The strengthening of economic conditions in recent years has occurred alongside a faster-than-expected reduction in the federal government budget deficit. During the fiscal year that ended in September 2014, the budget deficit declined $197 billion to $483 billion, $100 billion lower than projected in the July Mid-Session Review. The FY 2014 deficit was equivalent to 2.8 percent of GDP, the lowest share since 2007. A combination of fiscal retrenchment and faster economic growth have lowered the deficit as a share of the economy by 7 percentage points from a peak of 9.8 percent in FY 2009 – the most rapid improvement in any five-year period since the demobilization after World War II.
While domestic economic fundamentals point toward continued healthy growth, we are mindful of the risks to the U.S. economy if global growth were to slow more than expected. Concerns about global growth prospects and geopolitical developments also have the potential to weigh on U.S. financial markets. However, these factors have not had a material impact on most private-sector analysts’ outlooks for the U.S. economy.

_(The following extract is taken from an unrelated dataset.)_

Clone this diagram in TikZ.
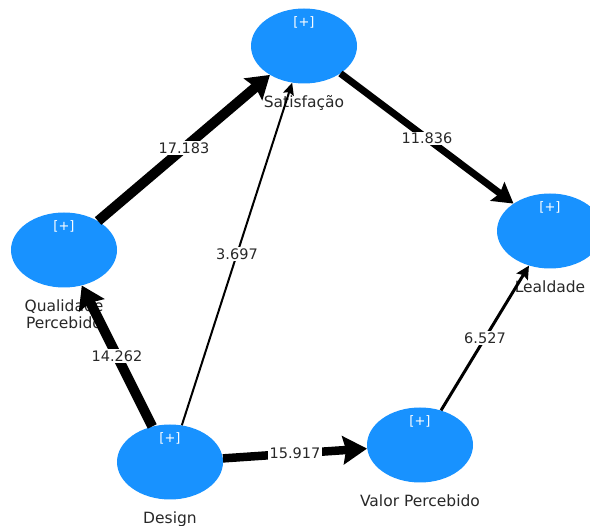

In sum, the U.S. economic recovery continues to move solidly forward. Real GDP posted a strong gain in the third quarter following a robust increase in the second quarter, and the pace of improvement in labor markets has accelerated this year. Inflation remains low, and the federal budget deficit is narrowing. The near-term outlook is favorable, with the headwinds from the financial crisis having abated: Household debt is down, home prices have recovered, financial markets have strengthened, bank balance sheets have improved, lending is increasing, and companies are holding considerable amounts of cash. In addition, the drag coming from the public sector has diminished considerably. Federal fiscal drag is down to an estimated ¼ percentage point this year from an estimated 1½ to 1¾ percentage points in 2013. A consensus of private forecasters is currently projecting real GDP growth of 3 percent in the final quarter of this year and 2.9 percent over the four quarters of next year.